17. Divergence, Curl and Potentials

d. Differential Identities

2. Second Order Differential Operators and Identities

These second order differential operators and identities are extremely important in vector analysis and much of higher mathematics.

We start with a scalar or vector field and compute all possible second derivatives using gradient, divergence or curl. Three or four of these are more interesting than the others.

If we start with a scalar field, \(f\), the gradient produces a vector field, \(\vec\nabla f\), and we can compute either its divergence, \(\vec\nabla\cdot\vec\nabla f\), (which is interesting) or its curl, \(\vec\nabla\times\vec\nabla f\), (which is also interesting).

If we start with a vector field, \(\vec F\), we can compute either the divergence or curl. Since the divergence produces a scalar field, \(\vec\nabla\cdot\vec F\), we can only compute its gradient, \(\vec\nabla(\vec\nabla\cdot\vec F)\), (which has no simplier form and so is uninteresting). Since the curl produces a vector field, \(\vec\nabla\times\vec F\), we can compute either its divergence \(\vec\nabla\cdot\vec\nabla\times\vec F\), (which is interesting), or the curl \(\vec\nabla\times\vec\nabla\times\vec F\), (which is a little less interesting).

We discuss the four interesting cases on separate pages.

Interesting Second Order Differential Operators

1. \(\underline{\text{div}\,\text{grad}f =\vec\nabla\cdot\vec\nabla f\equiv\nabla^2 f}\)
2. \(\underline{\text{curl}\,\text{grad}f =\vec\nabla\times\vec\nabla f}\)
3. \(\underline{\text{div}\,\text{curl}\,\vec F =\vec\nabla\cdot\vec\nabla\times\vec F}\)
4. \(\underline{\text{curl}\,\text{curl}\,\vec F =\vec\nabla\times\vec\nabla\times\vec F}\)

Summary

\[\begin{aligned} \text{(1)} \qquad &\vec\nabla\cdot\vec\nabla f=\text{Lap}f \\ \text{(2)} \qquad &\vec\nabla\times\vec\nabla f=\vec 0 \\ \text{(3)} \qquad &\vec\nabla\cdot\vec\nabla\times\vec F=0 \\ \text{(4)} \qquad &\vec\nabla\times\vec\nabla\times\vec F =\vec\nabla(\vec\nabla\cdot\vec F)-\nabla^2\vec F \end{aligned}\]

Here, the Laplacian operator \(\text{Lap}f\equiv\nabla^2 f\) means to compute the sum of the direct second partial derivatives of \(f\) and the operation \(\nabla^2\vec F\) means to apply the Laplacian, \(\nabla^2\), to each component of \(\vec F\).
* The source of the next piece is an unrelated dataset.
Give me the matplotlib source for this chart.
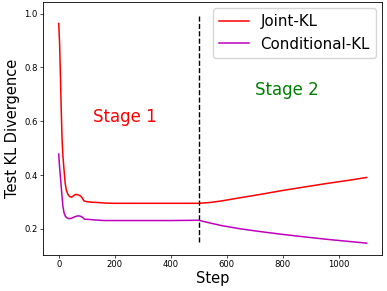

Formulas (2) and (3) form the foundation of solving the differential equations of electromagnetism, fluid dynamics, geosciences and elementary particle theory. They are also the primary way to determine whether a vector field has a scalar or vector potential as discussed in the rest of this chapter.